REPUBLIKA.CO.ID, JEDDAH -- Sayuti Hamid (65 TAHUN), jAmaah haji asal Bengkalis, Riau, mengaku berterima kasih dengan layanan yang diberikan petugas haji selama di Saudi Arabia. Dia pun brkisah tentang kehangatan uluran tangan petugas haji yang dirasakannya, khususnya saat sakit hingga dirawat selama sepuluh hari di Rumah Sakit King Abdul Aziz, Makkah.
"Sepuluh hari saya dirawat di Rumah Sakit King Abdul Aziz, setiap hari saya dikunjungi sama petugas sampai dijemput saat pulang," kenang Sayuti sambil berlinang air mata. Penyakit jantung yang dideritanya selama lima tahun terakhir, memaksa dirinya untuk dirawat.
Kehadiran petugas di tengah kondisi ketidakberdayaan, sangatlah berarti. Bukan saja sebagai jembatan karena keterbatasan komunikasi dengan tenaga medis Saudi Arabia, tapi sekaligus penghibur dikala sepi dan sedih.
Saat ditemui di Bandara King Abdul Aziz, Jeddah, jelang kepulangan ke Indonesia, dia hanya mampu duduk di kursi rodanya yang masih tampak baru. "Kursi roda ini saya beli seharga 300 riyal, beberapa hari sesampainya di Madinah," tuturnya.
Menjalankan ibadah haji di usia senja memang tidaklah mudah. Terlebih, bila membawa penyakit resiko tinggi dari Tanah Air, tidak ada saudara atau keluarga yang mendampingi.
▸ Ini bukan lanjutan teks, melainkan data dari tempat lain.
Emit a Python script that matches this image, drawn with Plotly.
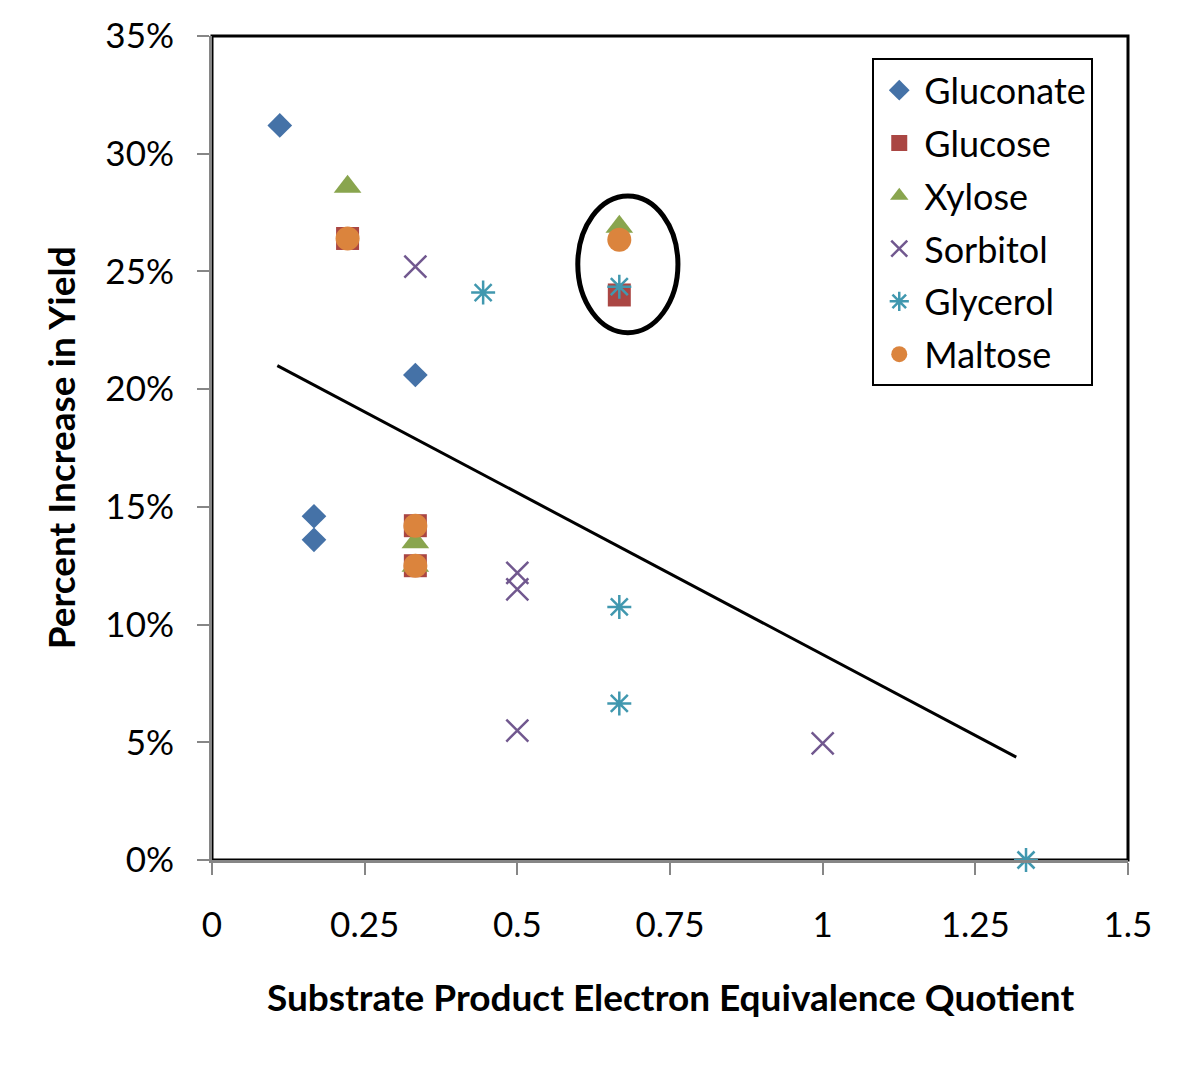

Itulah yang dirasakan Sayuti.
Wajah tegar itu menunjukkan betapa semangat membara dalam dirinya ingin bisa menunaikan seluruh rangkaian ibadah haji, dari yang wajib hingga sunnah. Bahkan, terbersit dalam angannya berziarah ke tempat yang merupakan jejak perjuangan Rasulullah SAW. Namun apa daya, penyakit jantung yang diderita lima tahun terakhir tidak bersahabat dengan semangat dan ketegaran fisiknya.
"Sedihlah kita. Ya...orang bisa berjalan sendiri, sementara kita didorong. Kaki ini, rasanya masih kuat untuk diajak berjalan, bukan pula jamaah udzur, namun jantung sudah tak tahan," katanya sambil melanjutkan kisahnya.
Sayuti mengaku saudah tahu dengan penyakit yang dideritanya, sejak di Tanah Air. Setiap bulan kontrol. Bahkan, menurutnya, dia sudah meminta dokter untuk menangani jantungnya kalau memang harus pasang 'ring' atau lainnya. Dia pasrah dan tidak ingin sakitnya menjadi hambatan saat di Tanah Suci nanti. Namun sang dokter menyarankan agar dirinya sering berlatih berjalan kaki. Dan Sayuti pun melakukan saran dari dokter.
Hari-hari jelang keberangkatan ke Tanah Suci, pensiunan pegawai Pelabuhan Tanjung Uban Bintan itu, melatih diri berjalan kaki, setidaknya satu kilometer, sambil memperhatikan kondisi jantungnya. "Ya waktu di sana (Indonesia), masih kuat jalan kaki satu hingga dua kilometer," ucapnya semangat.
Sesampainya di Madinah, seperti halnya jamaah lain, Sayuti juga menjalankan ibadah arbain. Dari hotel ke Masjid Nabawi yang berjarak kurang dari 300 meter itu dilakoni jalan kaki. Namun, menurutnya, dia hanya kuat sampai tiga hari, karena jantung terasa sesak. Makanya, dia memutuskan untuk membeli kursi roda.
Kondisi memburuk dialami Sayuti hingga dia harus dilarikan ke rumah sakit, usai melaksanakan umrah di Masjidil Haram. "Waktu itu, umrah sampai jam 3 malam, kita pulang, dan besoknya sudah kecapean. Sesak tak tertahan karena ada sakit jantung, tidur tak mau, oleh petugas (dokter kloter) langsung dirujuk ke rumah sakit," tuturnya perlahan sambil mengatur napas.
Kini, dia bersyukur dapat menyelesaikan seluruh rangkaian ibadah haji, meski dengan segala kekurangan yang dimilikinya. Selamat jalan pulang ke Indonesia pak Sayuti, semoga selamat sampai rumah dan memperoleh haji mabrur.